The substitution Rule

We use the substitution rule, a.k.a. change of variables, to deal with integration of the form

\[\int f(g(x))g'(x)dx.\]

There are three major types:

$u$ is in a function

Example 1. $\int\sqrt{2x+1}dx$

Example 2. $\int 2^xdx = \int e^{ln 2 x}dx$

Example 3. $\int x\sqrt(1+x^2)dx$

Example 4. $\int x^2\sin(x^3)dx$

Example 5. $\int x^3\sqrt(1+x^2)dx$

$u$ is a denomiator

Example 6. $\int \frac{3x^2}{x^3+1}dx$

Example 7. $\int \frac{x^5}{x^3+1}dx$

Example 8. $\int \tan(x) dx =\int \frac{\sin(x)}{\cos(x)}dx$

$u$ is a numerator

Example 9. $\int\frac{\ln(x)}{x}dx$

Integration by part

The integration by part is a consequent of the multiplication rule of derivative and the fundamental theorem of Calculus. Using $d(uv) = udv + vdu$, we derive \(\int udv = uv-\int vdu.\)

The followings are examples:

Example 1 $\int \ln(x) dx$

Example 2 $\int x\sin(x) dx$

Example 3 $\int x^2e^x dx$

Example 4 $\int e^x\sin(x) dx$

Example 5 $\int tan^{-1}(x)dx$ and $\int\sin^{-1}(x)dx$.

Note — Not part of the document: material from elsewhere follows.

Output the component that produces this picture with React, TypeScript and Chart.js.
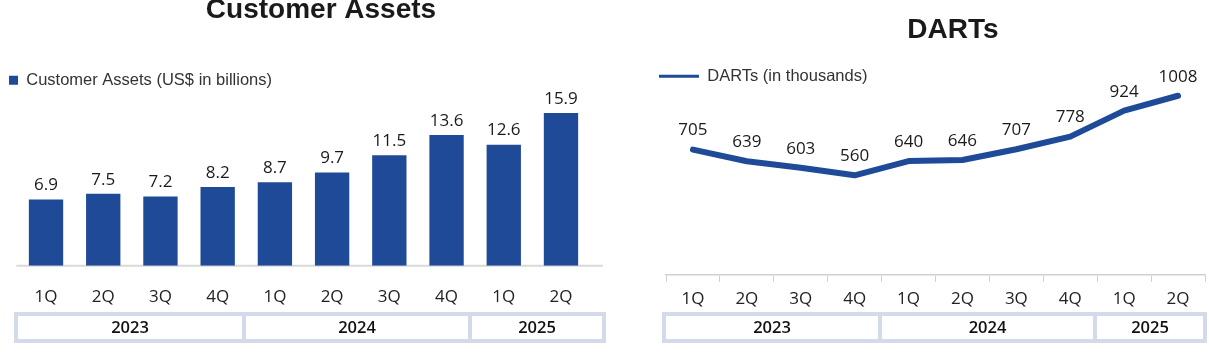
import React, { useEffect, useRef } from 'react';
import { Chart, registerables } from 'chart.js';

Chart.register(...registerables);

// ---------- data ----------
const quarters = ['1Q', '2Q', '3Q', '4Q', '1Q', '2Q', '3Q', '4Q', '1Q', '2Q'];
const years = ['2023', '2024', '2025'];
const customerAssets = [6.9, 7.5, 7.2, 8.2, 8.7, 9.7, 11.5, 13.6, 12.6, 15.9];
const darts = [705, 639, 603, 560, 640, 646, 707, 778, 924, 1008];
const assetsTitle = 'Customer Assets';
const assetsLabel = 'Customer Assets (US$ in billions)';
const dartsTitle = 'DARTs';
const dartsLabel = 'DARTs (in thousands)';

// ---------- styles ----------
const BLUE = '#1f4a98';
const FRAME = '#d3dbeb';
const HUMANIST = "'Open Sans', 'Noto Sans', sans-serif";
const ARIAL = "'Liberation Sans', Arial, sans-serif";
const TICK_FONT = { family: HUMANIST, size: 17, weight: '500' };

const titlePlugin = (text: string, cx: number, cy: number) => ({
  id: 'panelTitle',
  afterDraw(chart: any) {
    const ctx = chart.ctx;
    ctx.save();
    ctx.font = `bold 28px ${ARIAL}`;
    ctx.fillStyle = '#1a1a1a';
    ctx.textAlign = 'center';
    ctx.textBaseline = 'middle';
    ctx.fillText(text, cx, cy);
    ctx.restore();
  },
});

const valueLabels = (offset: number, fmt: (v: number) => string) => ({
  id: 'valueLabels',
  afterDatasetsDraw(chart: any) {
    const ctx = chart.ctx;
    const meta = chart.getDatasetMeta(0);
    const data = chart.data.datasets[0].data as number[];
    ctx.save();
    ctx.font = `500 17px ${HUMANIST}`;
    ctx.fillStyle = '#1a1a1a';
    ctx.textAlign = 'center';
    ctx.textBaseline = 'middle';
    meta.data.forEach((el: any, i: number) => {
      ctx.fillText(fmt(data[i]), el.x, el.y - offset);
    });
    ctx.restore();
  },
});

const yearRow = (edges: number[], top: number, bottom: number) => ({
  id: 'yearRow',
  afterDraw(chart: any) {
    const ctx = chart.ctx;
    ctx.save();
    ctx.fillStyle = FRAME;
    ctx.fillRect(edges[0], top, edges[edges.length - 1] - edges[0], bottom - top);
    for (let i = 0; i < years.length; i++) {
      const l = edges[i] + (i === 0 ? 4 : 2);
      const r = edges[i + 1] - (i === years.length - 1 ? 4 : 2);
      ctx.fillStyle = '#ffffff';
      ctx.fillRect(l, top + 4, r - l, bottom - top - 8);
      ctx.fillStyle = '#111111';
      ctx.font = `600 16.5px ${HUMANIST}`;
      ctx.textAlign = 'center';
      ctx.textBaseline = 'middle';
      ctx.fillText(years[i], (l + r) / 2, (top + bottom) / 2 + 1);
    }
    ctx.restore();
  },
});

const baseLine = (rightEdge: number) => ({
  id: 'baseLine',
  beforeDatasetsDraw(chart: any) {
    const { ctx, chartArea } = chart;
    ctx.save();
    ctx.strokeStyle = '#d9d9d9';
    ctx.lineWidth = 2;
    ctx.beginPath();
    ctx.moveTo(chartArea.left - 1, chartArea.bottom);
    ctx.lineTo(rightEdge, chartArea.bottom);
    ctx.stroke();
    ctx.restore();
  },
});

const assetsConfig = (): any => ({
  type: 'bar',
  data: {
    labels: quarters,
    datasets: [
      {
        label: assetsLabel,
        data: customerAssets,
        backgroundColor: BLUE,
        barPercentage: 0.6,
        categoryPercentage: 1,
      },
    ],
  },
  options: {
    responsive: false,
    animation: false,
    events: [],
    layout: { padding: { left: 0, right: 52.4, top: 63, bottom: 23.8 } },
    plugins: {
      title: { display: false },
      legend: {
        display: true,
        align: 'start',
        labels: {
          boxWidth: 9,
          boxHeight: 9,
          padding: 9,
          color: '#333333',
          font: { family: ARIAL, size: 16.5 },
        },
      },
      tooltip: { enabled: false },
    },
    scales: {
      x: {
        grid: { display: false, drawTicks: false },
        border: { display: false },
        ticks: { color: '#222222', font: TICK_FONT, padding: 21 },
      },
      y: {
        min: 0,
        max: 17.4,
        grid: { display: false },
        border: { display: false },
        ticks: { display: false },
        afterFit: (s: any) => {
          s.width = 17.4;
        },
      },
    },
  },
  plugins: [
    titlePlugin(assetsTitle, 321, 10),
    baseLine(603),
    valueLabels(14, (v) => v.toFixed(1)),
    yearRow([14, 244, 470, 606], 312, 343),
  ],
});

const dartsConfig = (): any => ({
  type: 'line',
  data: {
    labels: quarters,
    datasets: [
      {
        label: dartsLabel,
        data: darts,
        borderColor: BLUE,
        backgroundColor: BLUE,
        borderWidth: 6,
        pointRadius: 0,
        tension: 0,
        fill: false,
        borderCapStyle: 'round',
        borderJoinStyle: 'round',
        clip: false,
      },
    ],
  },
  options: {
    responsive: false,
    animation: false,
    events: [],
    layout: { padding: { left: 0, right: 51, top: 59, bottom: 35.8 } },
    plugins: {
      title: { display: false },
      legend: {
        display: true,
        align: 'start',
        labels: {
          boxWidth: 40,
          boxHeight: 3,
          padding: 9,
          color: '#333333',
          font: { family: ARIAL, size: 16.5 },
          generateLabels: (chart: any) =>
            Chart.defaults.plugins.legend.labels
              .generateLabels(chart)
              .map((it: any) => ({ ...it, fillStyle: BLUE, lineWidth: 0 })),
        },
      },
      tooltip: { enabled: false },
    },
    scales: {
      x: {
        offset: true,
        grid: {
          display: true,
          drawOnChartArea: false,
          offset: true,
          tickLength: 7,
          color: '#d0d0d0',
          lineWidth: 1,
        },
        border: { display: true, color: '#d0d0d0', width: 1.5 },
        ticks: { color: '#222222', font: TICK_FONT, padding: 7 },
      },
      y: {
        min: 0,
        max: 1015,
        grid: { display: false },
        border: { display: false },
        ticks: { display: false },
        afterFit: (s: any) => {
          s.width = 16;
        },
      },
    },
  },
  plugins: [
    titlePlugin(dartsTitle, 303, 30),
    valueLabels(19, (v) => String(v)),
    yearRow([12, 230, 445, 557], 312, 343),
  ],
});

function ChartCanvas({ config, left, width }: { config: () => any; left: number; width: number }) {
  const ref = useRef<HTMLCanvasElement>(null);
  useEffect(() => {
    const chart = new Chart(ref.current as HTMLCanvasElement, config());
    return () => chart.destroy();
  }, []);
  return (
    <canvas
      ref={ref}
      width={width}
      height={352}
      style={{ position: 'absolute', left, top: 0, width, height: 352 }}
    />
  );
}

export default function App() {
  return (
    <div
      style={{
        position: 'absolute',
        left: 0,
        top: 0,
        width: 1209,
        height: 352,
        overflow: 'hidden',
        background: '#ffffff',
      }}
    >
      <ChartCanvas config={assetsConfig} left={0} width={642} />
      <ChartCanvas config={dartsConfig} left={650} width={606} />
    </div>
  );
}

Example 6 $\int \sin^2(x)dx$

If an integral is of the form of a multiplication of two different types of functions, then we can almost certain we will use the integration by part as our first step. However, it is the only situation we will consider the integration by part. For example, the Example 6 above is not a multiplication of two different types of functions.

Use geometry to solve a definite integral

Example 10. $\int_-1^1\sqrt{1-t^2}dt$ is the area of upper semicircle.

Theorem. Let $f$ be a continuous function on $[-a,a]$. Then,

  1. If $f$ is even, i.e. $f(-x)=f(x)$, then $\int_{-a}^{a}fdx = 2\int_0^afdx$.
  2. If $f$ is odd, i.e. $f(-x)=-f(x)$, then $\int_{-a}^{a}fdx = 0$.

Reminder of an application of the Fundamental theorem of Calculus

Let me use another way to explain how we use the fundamental theorem of Calculus to solve $\frac{d}{dx}\int_{f(x)}^{g(x)} h(t)dt$ where $h(t)$ is a continuous function, and $f$ and $g$ are differentiable function. Let $H(x)$ is an antiderivative of $h(x)$. Then, by the fundamental theorem of Calculus, we know

\[\int_{f(x)}^{g(x)}h(t)dt = \left.H(t)\right|_{f(x)}^{g(x)} = H(g(x))-H(f(x)).\]

Thus, its derivative is

\[\frac{d}{dx}\int_{f(x)}^{g(x)}h(t)dt = H'(g(x))g'(x)-H'(f(x))f'(x).\]

Since $H$ is an antiderivative of $h$, we then can write the above derivative as $(h\circ g)g’ - (h\circ f)f’$.

  1. If $f$ is odd, i.e. $f(-x)=-f(x)$, then $\int_{-a}^{a}fdx = 0$.